Supplied data:
-.-.-
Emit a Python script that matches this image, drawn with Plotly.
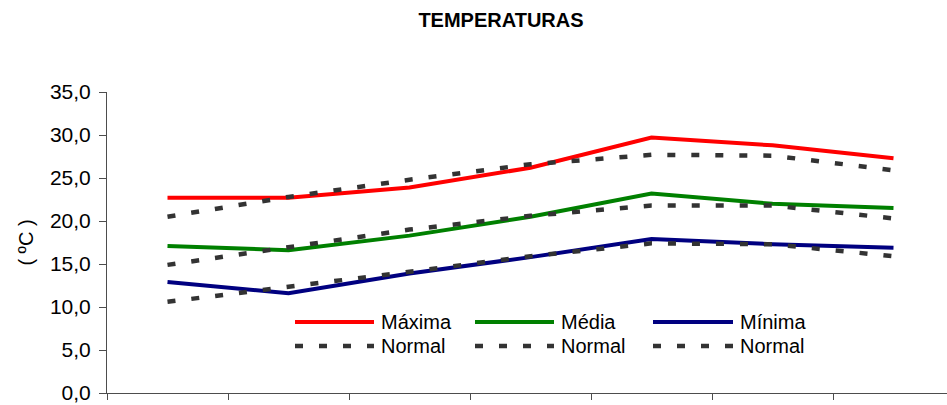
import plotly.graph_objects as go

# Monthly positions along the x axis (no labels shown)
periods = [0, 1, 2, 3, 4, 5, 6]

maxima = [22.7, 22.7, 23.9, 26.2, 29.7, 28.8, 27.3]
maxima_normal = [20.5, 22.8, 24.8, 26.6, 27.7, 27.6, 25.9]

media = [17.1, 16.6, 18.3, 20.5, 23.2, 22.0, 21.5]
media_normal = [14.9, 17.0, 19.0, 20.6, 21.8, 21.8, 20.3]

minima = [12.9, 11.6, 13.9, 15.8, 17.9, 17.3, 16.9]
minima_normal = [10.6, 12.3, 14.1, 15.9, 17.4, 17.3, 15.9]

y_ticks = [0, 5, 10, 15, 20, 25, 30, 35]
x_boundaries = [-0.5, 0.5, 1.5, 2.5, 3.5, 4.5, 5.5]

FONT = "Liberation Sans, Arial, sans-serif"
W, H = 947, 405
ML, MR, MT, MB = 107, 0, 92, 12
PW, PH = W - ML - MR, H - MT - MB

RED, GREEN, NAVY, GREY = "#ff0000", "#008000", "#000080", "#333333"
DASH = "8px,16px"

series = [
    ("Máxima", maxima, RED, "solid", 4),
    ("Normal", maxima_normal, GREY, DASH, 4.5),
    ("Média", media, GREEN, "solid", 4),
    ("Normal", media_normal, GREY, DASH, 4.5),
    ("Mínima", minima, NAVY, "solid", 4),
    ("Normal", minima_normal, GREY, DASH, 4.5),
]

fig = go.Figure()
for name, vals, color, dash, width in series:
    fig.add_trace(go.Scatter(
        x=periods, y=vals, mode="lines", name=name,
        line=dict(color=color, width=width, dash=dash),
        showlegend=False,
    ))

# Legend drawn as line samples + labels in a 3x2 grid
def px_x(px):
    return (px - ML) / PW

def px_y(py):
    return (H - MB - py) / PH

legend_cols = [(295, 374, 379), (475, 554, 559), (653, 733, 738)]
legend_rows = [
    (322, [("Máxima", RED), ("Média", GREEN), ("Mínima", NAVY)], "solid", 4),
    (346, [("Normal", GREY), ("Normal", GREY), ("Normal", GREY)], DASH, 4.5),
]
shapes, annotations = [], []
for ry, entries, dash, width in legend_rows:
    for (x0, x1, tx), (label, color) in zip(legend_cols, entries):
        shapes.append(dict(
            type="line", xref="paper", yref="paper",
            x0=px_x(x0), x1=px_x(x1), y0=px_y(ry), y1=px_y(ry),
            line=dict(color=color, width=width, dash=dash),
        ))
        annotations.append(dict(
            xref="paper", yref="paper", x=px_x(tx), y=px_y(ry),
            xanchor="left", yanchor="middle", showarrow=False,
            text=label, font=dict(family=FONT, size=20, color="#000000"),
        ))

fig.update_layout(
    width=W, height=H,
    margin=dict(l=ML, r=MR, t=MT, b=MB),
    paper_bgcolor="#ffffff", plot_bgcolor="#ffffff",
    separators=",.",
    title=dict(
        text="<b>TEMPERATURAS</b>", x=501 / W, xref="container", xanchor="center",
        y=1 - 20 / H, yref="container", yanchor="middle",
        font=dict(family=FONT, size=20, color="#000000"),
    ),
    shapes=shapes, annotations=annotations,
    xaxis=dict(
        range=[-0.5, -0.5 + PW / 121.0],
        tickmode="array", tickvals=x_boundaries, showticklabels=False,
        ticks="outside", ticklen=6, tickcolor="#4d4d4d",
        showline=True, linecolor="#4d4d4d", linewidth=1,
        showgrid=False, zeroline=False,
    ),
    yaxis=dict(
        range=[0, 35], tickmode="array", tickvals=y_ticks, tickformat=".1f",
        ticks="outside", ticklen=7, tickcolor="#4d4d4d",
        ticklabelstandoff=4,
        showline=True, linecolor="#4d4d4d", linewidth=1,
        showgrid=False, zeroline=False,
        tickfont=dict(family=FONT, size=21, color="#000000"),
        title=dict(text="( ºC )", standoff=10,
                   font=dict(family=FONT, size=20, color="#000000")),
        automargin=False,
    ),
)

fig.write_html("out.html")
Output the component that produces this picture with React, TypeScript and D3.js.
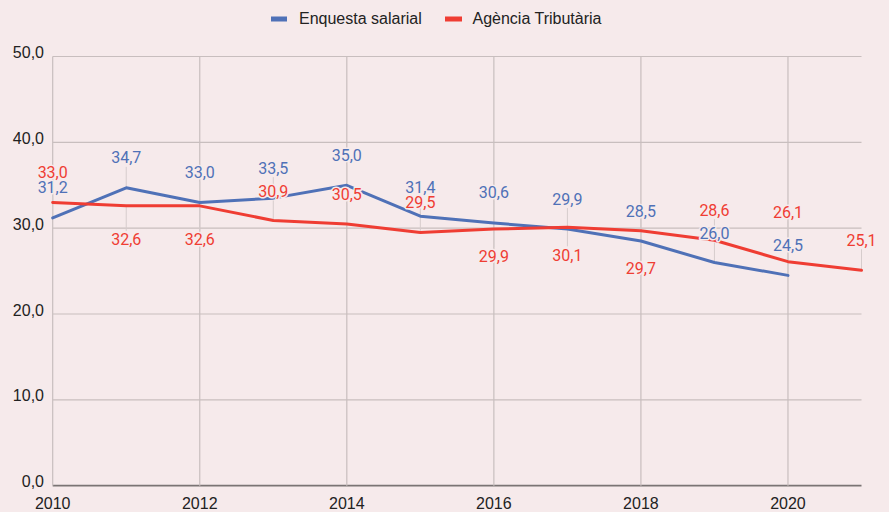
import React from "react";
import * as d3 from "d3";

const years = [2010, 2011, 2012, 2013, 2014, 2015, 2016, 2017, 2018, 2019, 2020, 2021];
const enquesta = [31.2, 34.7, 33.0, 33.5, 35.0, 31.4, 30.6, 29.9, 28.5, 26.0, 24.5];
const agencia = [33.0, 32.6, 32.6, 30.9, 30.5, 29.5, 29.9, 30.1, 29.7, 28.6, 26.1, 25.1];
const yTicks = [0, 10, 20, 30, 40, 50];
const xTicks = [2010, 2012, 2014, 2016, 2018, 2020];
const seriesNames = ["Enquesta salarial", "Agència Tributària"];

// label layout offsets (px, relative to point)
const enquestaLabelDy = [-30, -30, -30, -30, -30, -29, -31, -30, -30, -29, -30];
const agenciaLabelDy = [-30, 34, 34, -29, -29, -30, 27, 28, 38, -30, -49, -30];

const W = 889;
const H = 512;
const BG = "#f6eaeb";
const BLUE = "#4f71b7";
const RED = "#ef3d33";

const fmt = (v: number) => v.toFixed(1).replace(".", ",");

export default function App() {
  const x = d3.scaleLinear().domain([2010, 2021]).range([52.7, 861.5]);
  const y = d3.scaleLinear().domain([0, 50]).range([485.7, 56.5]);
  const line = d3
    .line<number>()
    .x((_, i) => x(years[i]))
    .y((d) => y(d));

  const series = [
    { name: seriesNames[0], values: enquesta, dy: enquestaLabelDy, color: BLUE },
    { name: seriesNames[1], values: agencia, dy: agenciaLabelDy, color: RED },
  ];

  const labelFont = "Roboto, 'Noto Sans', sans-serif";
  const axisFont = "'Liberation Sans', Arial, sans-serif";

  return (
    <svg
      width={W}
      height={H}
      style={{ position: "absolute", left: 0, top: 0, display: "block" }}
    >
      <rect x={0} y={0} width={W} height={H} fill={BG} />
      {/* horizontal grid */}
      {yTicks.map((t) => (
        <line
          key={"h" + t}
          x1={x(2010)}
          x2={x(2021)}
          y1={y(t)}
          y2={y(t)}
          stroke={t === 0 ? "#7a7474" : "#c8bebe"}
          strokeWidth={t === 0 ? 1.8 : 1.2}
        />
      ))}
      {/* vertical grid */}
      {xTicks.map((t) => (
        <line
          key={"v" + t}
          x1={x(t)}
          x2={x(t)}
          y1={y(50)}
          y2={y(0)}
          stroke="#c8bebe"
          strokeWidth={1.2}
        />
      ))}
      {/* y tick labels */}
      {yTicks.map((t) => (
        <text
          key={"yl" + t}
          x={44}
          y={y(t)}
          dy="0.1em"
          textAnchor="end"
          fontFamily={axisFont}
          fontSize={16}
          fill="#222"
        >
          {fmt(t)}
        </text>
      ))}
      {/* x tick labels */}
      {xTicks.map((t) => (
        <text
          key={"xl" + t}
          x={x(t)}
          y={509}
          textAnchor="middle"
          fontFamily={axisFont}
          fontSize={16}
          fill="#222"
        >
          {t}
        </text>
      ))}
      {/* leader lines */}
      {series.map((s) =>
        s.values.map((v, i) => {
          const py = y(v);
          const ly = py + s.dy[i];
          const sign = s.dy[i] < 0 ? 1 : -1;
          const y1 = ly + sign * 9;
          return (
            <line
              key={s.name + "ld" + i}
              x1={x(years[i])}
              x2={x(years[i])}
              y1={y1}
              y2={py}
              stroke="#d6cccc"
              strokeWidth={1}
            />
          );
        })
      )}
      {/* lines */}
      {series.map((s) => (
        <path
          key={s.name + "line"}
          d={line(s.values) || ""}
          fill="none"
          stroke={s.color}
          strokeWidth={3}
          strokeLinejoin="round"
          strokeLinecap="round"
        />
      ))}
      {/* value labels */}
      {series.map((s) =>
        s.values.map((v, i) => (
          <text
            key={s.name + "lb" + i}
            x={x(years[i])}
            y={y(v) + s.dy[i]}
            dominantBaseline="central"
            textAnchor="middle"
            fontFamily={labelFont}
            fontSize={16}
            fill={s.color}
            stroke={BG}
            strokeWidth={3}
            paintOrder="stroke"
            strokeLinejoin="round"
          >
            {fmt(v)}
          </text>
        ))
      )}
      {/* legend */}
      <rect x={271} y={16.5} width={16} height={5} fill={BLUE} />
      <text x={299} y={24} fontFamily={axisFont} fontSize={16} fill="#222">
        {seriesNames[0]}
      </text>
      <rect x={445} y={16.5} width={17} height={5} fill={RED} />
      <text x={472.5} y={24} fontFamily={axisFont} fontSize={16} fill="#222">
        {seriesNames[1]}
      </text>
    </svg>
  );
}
-.-.-
Stated goal:
Repeat only the lines from the beginning of the material through the line containing "PW, PH = W - ML - MR, H - MT - MB", both ends kept, leaving pictures out.

Result of the exercise:
Emit a Python script that matches this image, drawn with Plotly.
import plotly.graph_objects as go

# Monthly positions along the x axis (no labels shown)
periods = [0, 1, 2, 3, 4, 5, 6]

maxima = [22.7, 22.7, 23.9, 26.2, 29.7, 28.8, 27.3]
maxima_normal = [20.5, 22.8, 24.8, 26.6, 27.7, 27.6, 25.9]

media = [17.1, 16.6, 18.3, 20.5, 23.2, 22.0, 21.5]
media_normal = [14.9, 17.0, 19.0, 20.6, 21.8, 21.8, 20.3]

minima = [12.9, 11.6, 13.9, 15.8, 17.9, 17.3, 16.9]
minima_normal = [10.6, 12.3, 14.1, 15.9, 17.4, 17.3, 15.9]

y_ticks = [0, 5, 10, 15, 20, 25, 30, 35]
x_boundaries = [-0.5, 0.5, 1.5, 2.5, 3.5, 4.5, 5.5]

FONT = "Liberation Sans, Arial, sans-serif"
W, H = 947, 405
ML, MR, MT, MB = 107, 0, 92, 12
PW, PH = W - ML - MR, H - MT - MB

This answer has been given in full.